When it comes to investing usually the stock market is a choice for most people however, Real estate is an alternative for those who are not able to endure stock market volatility. Real estate investment is also a better option for investors who has the capacity and ability for capital growth. Many strategies in real estate can be successful in positive capital growth for an intelligent and sensible investor.
Why is Multifamily better than Single Family Real Estate?
Investing in rental property is the ideal investment strategy for an additional income stream and also an appreciation in the portfolio value. There are two types of residential properties that one can invest in single-family and multifamily.
Single-family properties have only one available unit to rent while multi-family properties have multiple rentable units. In single-family investment, there’s one source of income and multiple potential expenses. A lot of times the additional income stream is a complete wash with the unforeseen repair or maintenance expenses. However, there are several advantages to invest in multifamily properties from economies of scale to considerably fewer shared expenses. Here are three reasons to consider while making your investing decisions in multifamily properties as opposed to single-unit rental properties.
Usually, an acquisition cost for a multifamily property is much than purchasing a purchase a single-family home as an investment. A one-unit rental property can be purchased for a few thousand dollars while a multi-family property could cost the millions.
At first glance, it seems like that securing a loan for a single-family property would be a lot easier than the multifamily property, but the truth is that a multi-family property is more likely to be approved by a bank easily for a loan than the average home. Multifamily financing looks at the property and its ability to generate income. Rents minus operating expenses. This number needs to be at least 125% of the cost to service the debt or the bank will not lend on the property. Multifamily properties are mostly income-generating properties even it has a handful of vacancies or a couple of tenants with late rent payments. In a single-family scenario if a tenant moves out the property would become 100% vacant and no cashflow. That’s the reason that multifamily properties are the less risky investment for a lending institution and can also result in a more competitive interest rate for the landlord.

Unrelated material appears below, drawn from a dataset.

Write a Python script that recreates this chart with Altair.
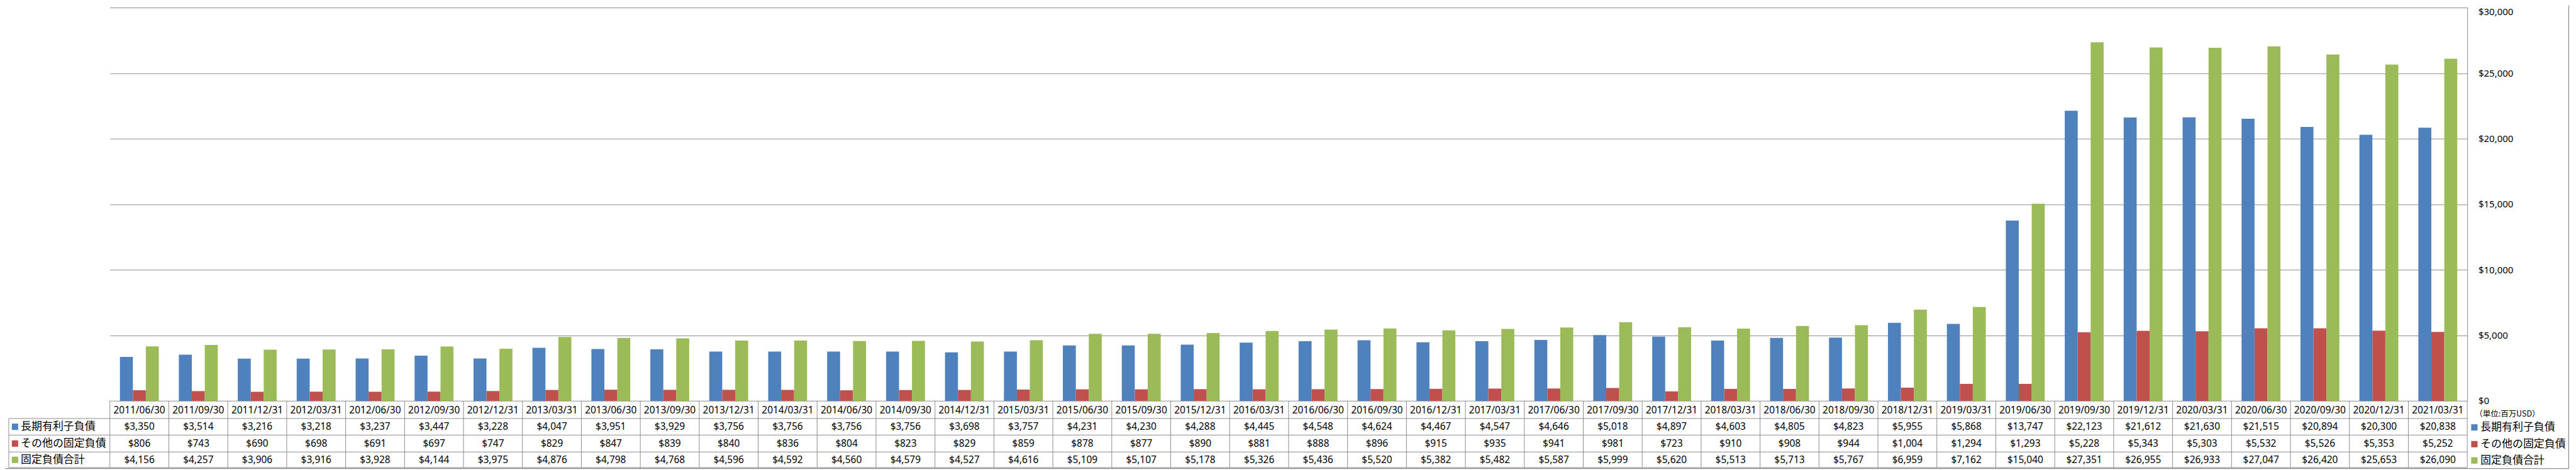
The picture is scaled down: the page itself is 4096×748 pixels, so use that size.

Single-family property is valued by the price per square foot that the neighbor received in a recent comparable sale. You have no control over the value. Multifamily property value is based on the net operating income, NOI, earned by the property. This number is divided by the local capitalization rate, cap rate, for the type of property. If the seller has not kept up with rents, or you identify expenses that can be reduced, you can improve the NOI and the value of the property. Also, multiple unit property acquisitions are much easier and more time-efficient than purchasing multiple single-family homes. For multifamily property acquisition there’s one lender, one loan regardless of the number of units in the building however for the purchase of multiple single-family homes there could be multiple lenders and multiple separate loans for each property.
Ordinary income vs Capital Gains: it’s important to understand the difference between the two. Income tax is paid on the earnings from employment, interest, dividends, royalties, or self-employment, etc. Capital gains tax is paid on income resulting from the sales or exchange of a property or an asset.
Depreciation is recognized as a paper loss when you file taxes. For residential properties there are two options; straight line over 27.5 years or accelerated through a cost segregation study. Depreciation provides a paper expense against the income generated by the property. This paper expense improves the overall cash flow by reducing the taxable income and thus the income taxes for the multifamily property owner. Upon sale, assuming the property sells for more than the purchase price, the depreciation is recaptured. Additionally, investment real estate held over two years is subject to the capital gains tax rate instead of the ordinary income tax rate. The tax rate for capital gains is lower than the individual ordinary income tax rate.
For investors wanting to defer the taxes, they can elect to defer the taxes by using a 1031 exchange as long as they follow the rules and invest in a replacement property.
Multifamily real estate investing can be a lucrative option, it only gives investors access to easier and better financing opportunities but also an ability to grow one’s rental portfolio.